#### Work instructions
Print the lines of the listing below verbatim from its first line through the line bearing "return (p - L) / W". Any pictures are to be omitted.

#### Given data

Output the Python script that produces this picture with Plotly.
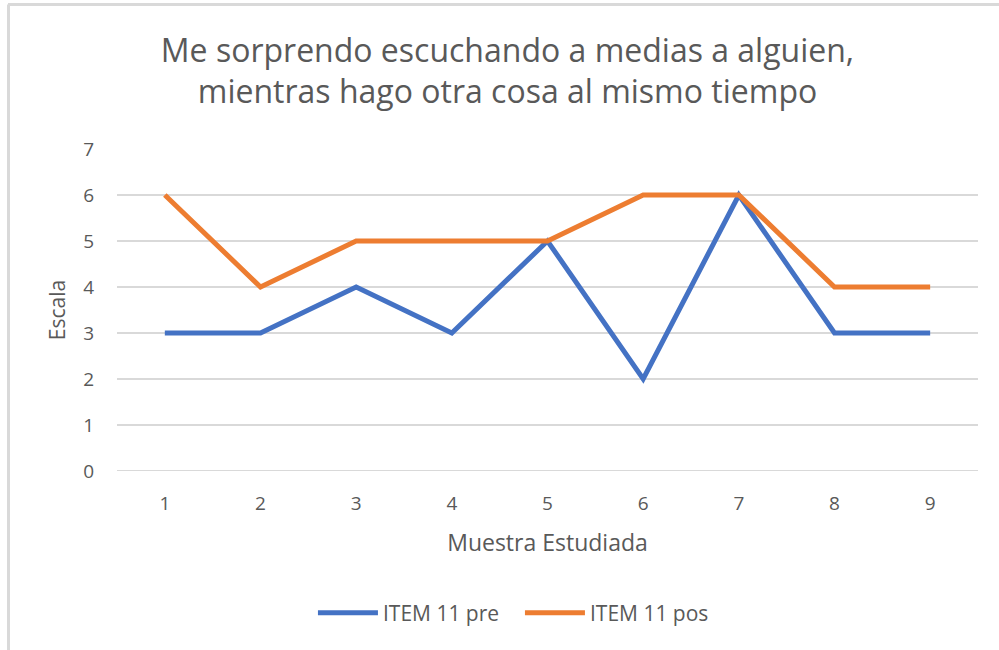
import plotly.graph_objects as go

# data
muestra = [1, 2, 3, 4, 5, 6, 7, 8, 9]
item11_pre = [3, 3, 4, 3, 5, 2, 6, 3, 3]
item11_pos = [6, 4, 5, 5, 5, 6, 6, 4, 4]

GRAY = "#595959"
FONT = "Open Sans"

fig = go.Figure()
fig.add_trace(go.Scatter(x=muestra, y=item11_pre, mode="lines", name="ITEM 11 pre",
                         line=dict(color="#4472C4", width=5)))
fig.add_trace(go.Scatter(x=muestra, y=item11_pos, mode="lines", name="ITEM 11 pos",
                         line=dict(color="#ED7D31", width=5)))

# plot area in pixels: x 117..978, y 149..471
L, R, T, B = 117, 978, 149, 471
W, H = R - L, B - T

def px_x(p):
    return (p - L) / W

def px_y(p):
    return (B - p) / H

# light frame on top and left, like the cropped screenshot
fig.add_shape(type="line", xref="paper", yref="paper",
              x0=px_x(8), x1=px_x(1010), y0=px_y(4.5), y1=px_y(4.5),
              line=dict(color="#d9d9d9", width=3))
fig.add_shape(type="line", xref="paper", yref="paper",
              x0=px_x(8.5), x1=px_x(8.5), y0=px_y(4.5), y1=px_y(660),
              line=dict(color="#d9d9d9", width=3))
# gridline at 0
fig.add_shape(type="line", xref="paper", yref="y", x0=0, x1=1, y0=0, y1=0,
              line=dict(color="#d9d9d9", width=2), layer="below")

fig.update_layout(
    width=999, height=650,
    margin=dict(l=L, r=999 - R, t=T, b=650 - B),
    paper_bgcolor="white", plot_bgcolor="white",
    font=dict(family=FONT, color=GRAY, size=19),
    title=dict(text="Me sorprendo escuchando a medias a alguien,<br>mientras hago otra cosa al mismo tiempo",
               x=0.508, xanchor="center", y=0.905, yanchor="middle",
               font=dict(size=32, color=GRAY)),
    xaxis=dict(range=[0.5, 9.5], tickvals=muestra, showgrid=False, zeroline=False,
               showline=False, ticks="", ticklabelstandoff=19,
               title=dict(text="Muestra Estudiada", font=dict(size=23), standoff=19)),
    yaxis=dict(range=[0, 7], dtick=1, showgrid=True, gridcolor="#d9d9d9", gridwidth=2,
               zeroline=False, showline=False, ticks="", ticklabelstandoff=22,
               title=dict(text="Escala", font=dict(size=21), standoff=11)),
    legend=dict(orientation="h", x=0.468, xanchor="center", y=px_y(613), yanchor="middle",
                font=dict(size=21), itemwidth=60, entrywidth=132),
    showlegend=True,
)

fig.write_html("out.html", config={"displayModeBar": False},
               post_script="document.body.style.margin='0';")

#### Task answer
Output the Python script that produces this picture with Plotly.
import plotly.graph_objects as go

# data
muestra = [1, 2, 3, 4, 5, 6, 7, 8, 9]
item11_pre = [3, 3, 4, 3, 5, 2, 6, 3, 3]
item11_pos = [6, 4, 5, 5, 5, 6, 6, 4, 4]

GRAY = "#595959"
FONT = "Open Sans"

fig = go.Figure()
fig.add_trace(go.Scatter(x=muestra, y=item11_pre, mode="lines", name="ITEM 11 pre",
                         line=dict(color="#4472C4", width=5)))
fig.add_trace(go.Scatter(x=muestra, y=item11_pos, mode="lines", name="ITEM 11 pos",
                         line=dict(color="#ED7D31", width=5)))

# plot area in pixels: x 117..978, y 149..471
L, R, T, B = 117, 978, 149, 471
W, H = R - L, B - T

def px_x(p):
    return (p - L) / W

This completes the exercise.